The economy is growing slowly, but snowstorms crimped activity along the East Coast last month, according to a Federal Reserve report.
The Fed's Beige Book survey, released Wednesday, showed that the nation's recovery is managing to plod ahead though not at a strong enough pace to persuade companies to ramp up hiring. The Fed said "economic conditions continued to expand ... although severe snowstorms in early February held back activity."
Of the Fed's 12 regions surveyed, nine showed improvement. The Richmond district, which includes Maryland, Virginia and the Carolinas, was hurt the most by the bad winter. That region reported economic activity had "slackened or remained soft across most sectors" because of the weather.
The economic setbacks from the weather come at a fragile time: The economy is struggling to recover from the worst and longest recession since the 1930s.
After a big growth spurt at the end of 2009, many economists believe the recovery lost steam in the first three months of this year. They predict it will grow at a pace of around 3 percent from January to March. That won't be fast enough to drive down the unemployment rate, now at 9.7 percent.
The jobs market "remained soft throughout the nation," the Fed reported.
When the government releases its new employment report on Friday, analysts expect it will show that the unemployment rate nudged up to 9.8 percent in February as companies slashed 50,000 jobs. The snowstorms, however, could lead to much steeper job losses for the month.

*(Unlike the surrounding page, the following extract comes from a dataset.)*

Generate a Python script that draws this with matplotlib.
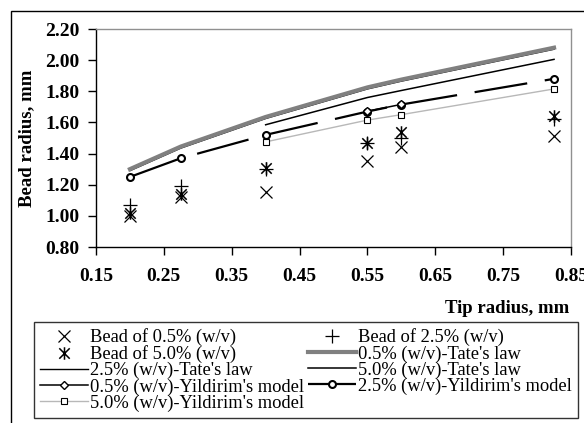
import matplotlib
matplotlib.use('Agg')
from matplotlib import pyplot as plt
from matplotlib.path import Path
from matplotlib.patches import Rectangle
import numpy as np

# data
tip = [0.2, 0.275, 0.4, 0.55, 0.6, 0.825]
tip_50 = [0.4, 0.55, 0.6, 0.825]
tip_yild05 = [0.55, 0.6]

bead_05 = [1.00, 1.12, 1.15, 1.35, 1.44, 1.51]
bead_25 = [1.07, 1.19, 1.30, 1.47, 1.50, 1.62]
bead_50 = [1.02, 1.14, 1.31, 1.47, 1.54, 1.64]

tate_05 = [1.30, 1.445, 1.635, 1.825, 1.875, 2.08]
tate_25 = [1.29, 1.435, 1.625, 1.815, 1.865, 2.07]
tate_50 = [1.585, 1.76, 1.805, 2.005]

yild_05 = [1.672, 1.716]
yild_25 = [1.25, 1.37, 1.52, 1.67, 1.715, 1.88]
yild_50 = [1.475, 1.615, 1.65, 1.815]

plt.rcParams['font.family'] = ['Liberation Serif', 'DejaVu Serif']

# Excel style star: X with a vertical bar
star = Path([(-1, -1), (1, 1), (-1, 1), (1, -1), (0, -1.2), (0, 1.2)],
            [Path.MOVETO, Path.LINETO, Path.MOVETO, Path.LINETO, Path.MOVETO, Path.LINETO])

fig = plt.figure(figsize=(5.84, 4.23), dpi=100)
ax = fig.add_axes([96/584, 1-247/423, (571-96)/584, (247-29)/423])

h1, = ax.plot(tip, bead_05, ls='none', marker='x', ms=9, mew=0.9, color='black', label='Bead of 0.5% (w/v)')
h2, = ax.plot(tip, bead_25, ls='none', marker='+', ms=10, mew=0.9, color='black', label='Bead of 2.5% (w/v)')
h3, = ax.plot(tip, bead_50, ls='none', marker=star, ms=9, mew=1.1, color='black', label='Bead of 5.0% (w/v)')

h5, = ax.plot(tip, tate_25, color='black', lw=1.0, label="2.5% (w/v)-Tate's law", zorder=2)
h4, = ax.plot(tip, tate_05, color='#808080', lw=3.0, label="0.5% (w/v)-Tate's law", zorder=3)
h6, = ax.plot(tip_50, tate_50, color='black', lw=1.1, label="5.0% (w/v)-Tate's law")

h9, = ax.plot(tip_50, yild_50, color='#b8b8b8', lw=1.0, marker='s', ms=5, mfc='white', mec='black', mew=0.8,
              label="5.0% (w/v)-Yildirim's model")
h8, = ax.plot(tip, yild_25, color='black', lw=1.6, dashes=(24, 8), marker='o', ms=5, mfc='white', mec='black', mew=1.5,
              label="2.5% (w/v)-Yildirim's model")
h7, = ax.plot(tip_yild05, yild_05, color='black', lw=1.1, marker='D', ms=4, mfc='white', mec='black', mew=1.0,
              label="0.5% (w/v)-Yildirim's model")

ax.set_xlim(0.15, 0.85)
ax.set_ylim(0.80, 2.20)
ax.set_xticks(np.arange(0.15, 0.851, 0.1))
ax.set_yticks(np.arange(0.8, 2.201, 0.2))
ax.set_xticklabels(['%.2f' % v for v in np.arange(0.15, 0.851, 0.1)])
ax.set_yticklabels(['%.2f' % v for v in np.arange(0.8, 2.201, 0.2)])
ax.tick_params(axis='x', direction='out', length=6, width=1, pad=9, labelsize=14)
ax.tick_params(axis='y', direction='out', length=6, width=1, pad=6, labelsize=14)
for t in ax.get_xticklabels() + ax.get_yticklabels():
    t.set_fontweight('bold')

for s in ['top', 'right']:
    ax.spines[s].set_color('#909090')
    ax.spines[s].set_linewidth(1.0)
for s in ['left', 'bottom']:
    ax.spines[s].set_color('black')
    ax.spines[s].set_linewidth(1.0)

ax.set_ylabel('Bead radius, mm', fontsize=13.5, fontweight='bold', labelpad=7)
fig.text(569/584, 1-308/423, 'Tip radius, mm', fontsize=13.5, fontweight='bold', ha='right', va='center')

# outer chart border
fig.add_artist(Rectangle((10.5/584, -0.05), 1.0, 1.05 - 11/423, transform=fig.transFigure,
                         fill=False, edgecolor='black', lw=1.0, clip_on=False))

# legend, filled row by row like the original
handles = [h1, h3, h5, h7, h9, h2, h4, h6, h8]
leg = fig.legend(handles, [h.get_label() for h in handles], ncol=2,
                 loc='upper left', bbox_to_anchor=(34/584, 1-412/423, (578-34)/584, 90/423),
                 mode='expand', fontsize=13.3, frameon=True, fancybox=False, borderaxespad=0,
                 handlelength=2.6, handletextpad=0.1, labelspacing=-0.06, borderpad=0.35,
                 columnspacing=0.4)
leg.get_frame().set_edgecolor('black')
leg.get_frame().set_linewidth(1.0)

plt.savefig('out.png', dpi=100)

Federal Reserve Chairman Ben Bernanke told Congress last week that record-low interest rates are still needed to support economic activity. The Fed has held its key rate near zero for more than a year, and is expected to keep it there at its next meeting on March 16. The rationale: Super-low rates will induce Americans to boost spending, which would aid economic growth.
"The country is not living out a post-recession, post-crisis story. ... We're in an early chapter of the story, and the ending is uncertain — quite uncertain," Dennis Lockhart, president of the Federal Reserve Bank of Atlanta, said during a speech in New York on Wednesday.

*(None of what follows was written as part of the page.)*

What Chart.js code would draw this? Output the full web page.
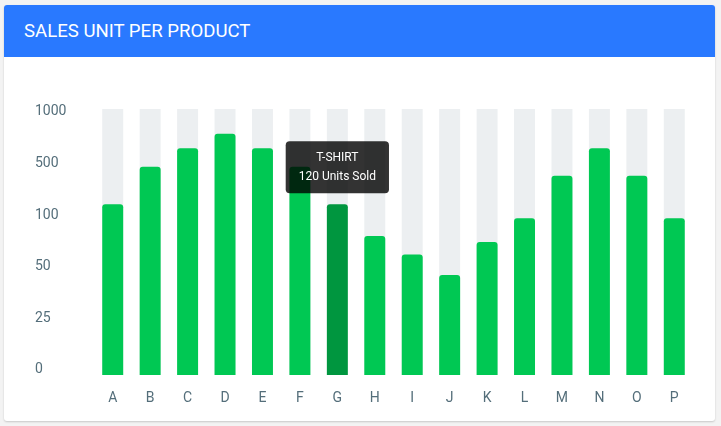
<!DOCTYPE html>
<html>
<head>
<meta charset="utf-8">
<script src="https://cdn.jsdelivr.net/npm/chart.js@4/dist/chart.umd.min.js"></script>
<style>
  html, body { margin: 0; padding: 0; background: #f3f3f3; }
  body { width: 721px; height: 426px; position: relative; overflow: hidden; font-family: Roboto, sans-serif; }
  .card { position: absolute; left: 4px; top: 5px; width: 711px; height: 416px; background: #fff;
          border-radius: 3px; box-shadow: 0 1px 2px rgba(0,0,0,0.18); overflow: hidden; }
  .card-header { height: 52px; line-height: 53px; background: #2979ff; color: #fff;
                 font-size: 18.6px; padding-left: 20px; }
  .card-body { position: absolute; left: 0; top: 52px; width: 711px; height: 364px; }
  canvas { display: block; }
</style>
</head>
<body>
<div class="card">
  <div class="card-header">SALES UNIT PER PRODUCT</div>
  <div class="card-body"><canvas id="c" width="711" height="364"></canvas></div>
</div>
<script>
// ---- data ----
const categories = ['A','B','C','D','E','F','G','H','I','J','K','L','M','N','O','P'];
const tickValues = [0, 25, 50, 100, 500, 1000];
const unitsSold = [170, 460, 630, 770, 630, 460, 170, 78, 60, 45, 72, 95, 390, 630, 390, 95];
const tooltipTitle = 'T-SHIRT';
const tooltipUnits = 120;
const activeIndex = 6;

// map a unit value onto the evenly spaced tick positions
function toPos(v) {
  for (let i = 0; i < tickValues.length - 1; i++) {
    if (v <= tickValues[i + 1]) return i + (v - tickValues[i]) / (tickValues[i + 1] - tickValues[i]);
  }
  return tickValues.length - 1;
}
const yMin = -0.136, yMax = 5.019;
const labelColor = '#546e7a';

const chart = new Chart(document.getElementById('c'), {
  type: 'bar',
  data: {
    labels: categories,
    datasets: [
      {
        data: unitsSold.map(toPos),
        base: yMin,
        grouped: false,
        backgroundColor: '#00c853',
        hoverBackgroundColor: '#00963f',
        borderRadius: 3,
        borderSkipped: 'start',
        barPercentage: 0.56,
        categoryPercentage: 1
      },
      {
        data: categories.map(() => yMax),
        base: yMin,
        grouped: false,
        backgroundColor: '#eceff1',
        hoverBackgroundColor: '#eceff1',
        borderRadius: 0,
        barPercentage: 0.56,
        categoryPercentage: 1
      }
    ]
  },
  options: {
    responsive: false,
    animation: false,
    events: [],
    layout: { padding: { left: 31, right: 22, top: 52, bottom: 16 } },
    plugins: {
      legend: { display: false },
      tooltip: {
        enabled: true,
        backgroundColor: 'rgba(0,0,0,0.8)',
        titleFont: { family: 'Roboto', size: 12, weight: 'normal' },
        bodyFont: { family: 'Roboto', size: 12 },
        titleColor: '#fff',
        bodyColor: '#fff',
        titleAlign: 'center',
        bodyAlign: 'center',
        titleMarginBottom: 5,
        padding: { x: 13, y: 9 },
        cornerRadius: 4,
        displayColors: false,
        caretSize: 0,
        caretPadding: 11,
        xAlign: 'center',
        yAlign: 'bottom',
        callbacks: {
          title: () => tooltipTitle,
          label: () => tooltipUnits + ' Units Sold'
        }
      }
    },
    scales: {
      x: {
        grid: { display: false, drawTicks: false },
        border: { display: false },
        ticks: { color: labelColor, font: { family: 'Roboto', size: 14 }, padding: 15 },
        afterFit: (axis) => { axis.height = 30; }
      },
      y: {
        min: yMin,
        max: yMax,
        grid: { display: false, drawTicks: false },
        border: { display: false },
        afterBuildTicks: (axis) => { axis.ticks = tickValues.map((t, i) => ({ value: i })); },
        ticks: {
          color: labelColor,
          font: { family: 'Roboto', size: 14 },
          crossAlign: 'far',
          padding: 0,
          labelOffset: 2,
          callback: (v, i) => String(tickValues[i])
        },
        afterFit: (axis) => { axis.width = 59; }
      }
    }
  }
});

const act = [{ datasetIndex: 0, index: activeIndex }];
chart.setActiveElements(act);
chart.tooltip.setActiveElements(act, { x: 0, y: 0 });
chart.update();
</script>
</body>
</html>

On Wall Street, stocks lost strength after the Federal Reserve report, and were mixed in recent trading.
The Fed's survey said that consumer spending did show signs of improvements in many parts of the country. However, retailers in the Richmond region said sales were hurt by last month's snowstorms. Merchants in the Philadelphia region said sales had been improving before the snowstorms hit. And, tourism activity in New York City, which did pick up before the storms, also got pinched in early February because of the bad weather.
Meanwhile, manufacturing strengthened in most parts of the country, especially for high-tech equipment, automobiles and metals. Factories in the Philadelphia and Richmond regions, though, noted production delays due to the snowstorms. Some were able to make up the losses by having people work longer hours and extended shifts.
Demand for services was generally positive, particularly for health care and information technology firms.
A separate report out Wednesday said that the service sector in February logged its fastest growth in more than two year, though jobs remained elusive. The Institute for Supply Management's index rose to 53 in February, from 50.5 in January. Any level above 50 signals growth.
Bad weather hampered home sales and construction in regions including New York, Philadelphia and Atlanta. And, it was blamed for some of the sluggishness in car sales in some places.
Given the precarious state of the economy, Americans had little appetite to take out new loans, and most banks are still cautious about lending, the Fed report said. Lending is not back to normal, another reason why the recovery is expected to be only gradual.
"Economic activity is getting better — in fits and starts," observed Jennifer Lee, senior economist at BMO Capital Markets.
The survey, known as the Beige Book, is based on information collected by the Fed's 12 regional banks on or before Feb. 22. The report gives the Fed a way to keep its pulse on local economic conditions. It will figure into discussions when Bernanke and his colleagues meet later this month to gauge how long record-low rates will be needed to nurture the recovery.